- Australian consumer sentiment rebounded strongly in February after falling to multi-year lows a month earlier.
- Expectations that the RBA may cut rates again was cited as a catalyst behind the sharp improvement.
- Views on family finances and the economy rose strongly, led by mortgage holders. However, sentiment towards spending remained subdued.
- The proportion of Australians who believe unemployment will fall over the next 12 months rose to the highest level in seven years.
- In contrast, views on the outlook for home prices plunged to the lowest level on record.
Australians, particularly mortgage holders, felt a lot more optimistic in February because a possible slowdown in the economy may force the RBA to cut rates again.
The Westpac-MI index rose 4.3% to 103.8, recovering after falling to a multi-year low in January.
A reading above 100 indicates that optimists outnumbered pessimists in the latest survey.
“Sentiment has recovered after a shaky start to the year,” said Matthew Hassan, Senior Economist at Westpac.
“The February lift takes the Index back into ‘cautiously optimistic’ territory.
“While that may indicate some of last month’s decline was holiday season noise, the survey detail suggests the Reserve Bank’s recent shift in tone has also played a part.”
During the survey period, the RBA acknowledged that risks to the domestic and global economies had increased since late last year, seeing the bank drop its reference to the next move in the cash rate as likely to be higher.
It described the risks to the next move as evenly balanced, and downgraded its expectations for GDP growth, unemployment and inflation in the years ahead.
The shift to a neutral policy bias from the bank saw financial markets move to fully price a rate cut by the end of this year, with a small risk of a second cut also seen in 2020.

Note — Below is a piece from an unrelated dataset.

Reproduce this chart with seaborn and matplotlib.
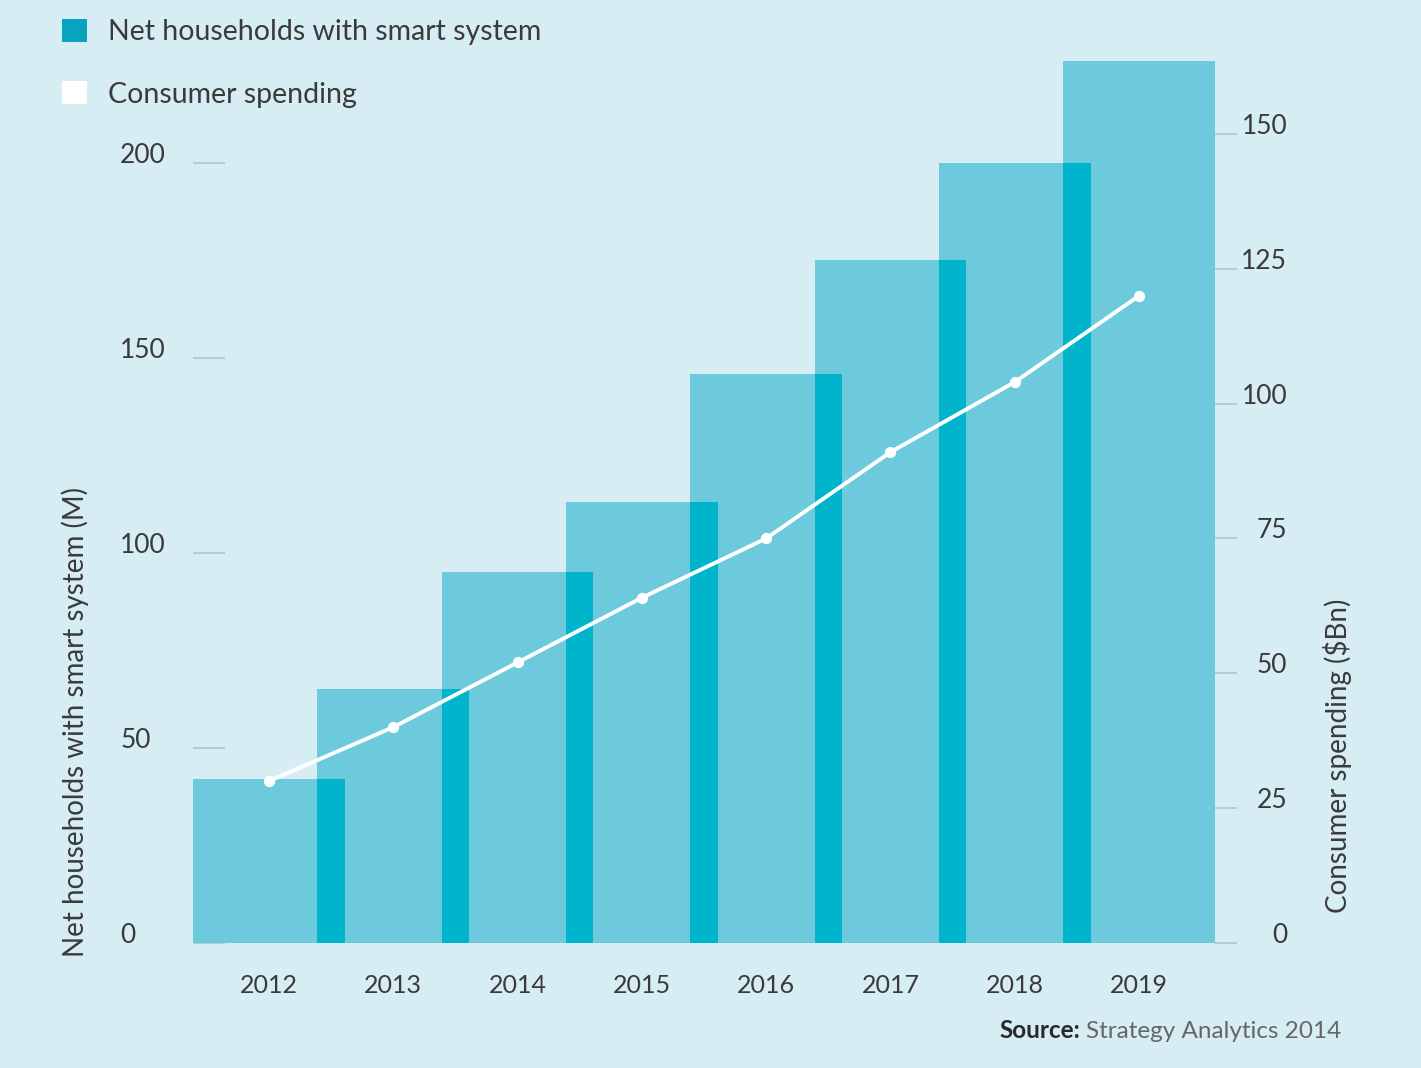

Hassan said responses from survey participants suggests the prospect of rate cuts helped boost sentiment levels this month.
“We get a clear picture of how this has impacted consumer expectations from an additional question, run every six months, on respondents’ outlook for mortgage interest rates,” he said.
“Back in August, about half of Australians expected rates to rise over the next twelve months. That proportion fell to just below 43% in this month’s survey, the lowest reading since August 2016, the last time the RBA cut official interest rates.
“The February survey also showed a strong 7.4% lift in sentiment amongst consumers with a mortgage, another indication that diminished rate rise fears have been a support.”
The lift in sentiment among mortgage holders was replicated in each of the survey’s five subindexes in February, as seen in the table below from Westpac.
The gains were particularly impressive for current and future expectations for family finances and economic conditions which rose by 3.8% to as much as 7% from January.
The lift in economic expectations for the year ahead was particularly noteworthy given recent evidence suggests momentum in the economy is slowing.
However, much of the moves seen in those subindexes only reversed weakness seen in the January survey.
The lift in sentiment towards finance and the economy also did little improve expectations for household spending with the “time to buy a major household item” subindex lifting by just 0.3% following a 1.3% drop in January.
“The subindex remains below average, pointing to a continuation of the sluggish consumer spending growth seen through 2018,” Hassan said.
Along with the prospect of steady or lower interest rates, sentiment was also helped by an expectation that unemployment will continue to fall.
The Unemployment Expectations Index fell 2.9% to 120, leaving it at the lowest level in seven years. A lower reading indicates more respondents think unemployment will be lower in 12 months time.
Making the boost in broader sentiment all the more remarkable, views on the housing market, particularly for prices, deteriorated further in the latest survey.
The House Price Expectations Index dropped 8.4% to 87.8, hitting the lowest level since the question was first asked back in May 2009.
Unsurprisingly, the most pessimistic views were in New South Wales and Victoria, those states that recorded the largest decline in home prices last year. Those trends have been repeated in the early data seen so far in 2019.
Sentiment across other states remained higher, although Westpac noted “signs of softening with notable pull backs in price expectations in Queensland and Western Australia”.
The Time to Buy Index also slipped by 1.9% to 112.7, pulling back from the multi-year peak struck a month earlier.
“Confidence continues to bear up well in the face of significant headwinds. In particular, the continued house price correction, concentrated in Sydney and Melbourne, is impacting consumer expectations for house prices but so far appears to be having only limited spillover effects on wider confidence,” Hassan said.
“Sentiment among consumers in New South Wales and Victoria is holding up well, averaging in line with the readings nationally.
“Even views around family finances in these two states are on a par with or slightly better than their interstate peers.”
Hassan says the latest survey will “be of some comfort to the RBA given its concerns around spillovers from the housing downturn”.
He also says the result is consistent with the RBA leaving policy steady until at least 2021 as Westpac currently expects.
“The threshold for policy is whether spillovers knock the labour market off course. Our current forecasts do not incorporate that prospect but we acknowledge downside risks,” Hassan said.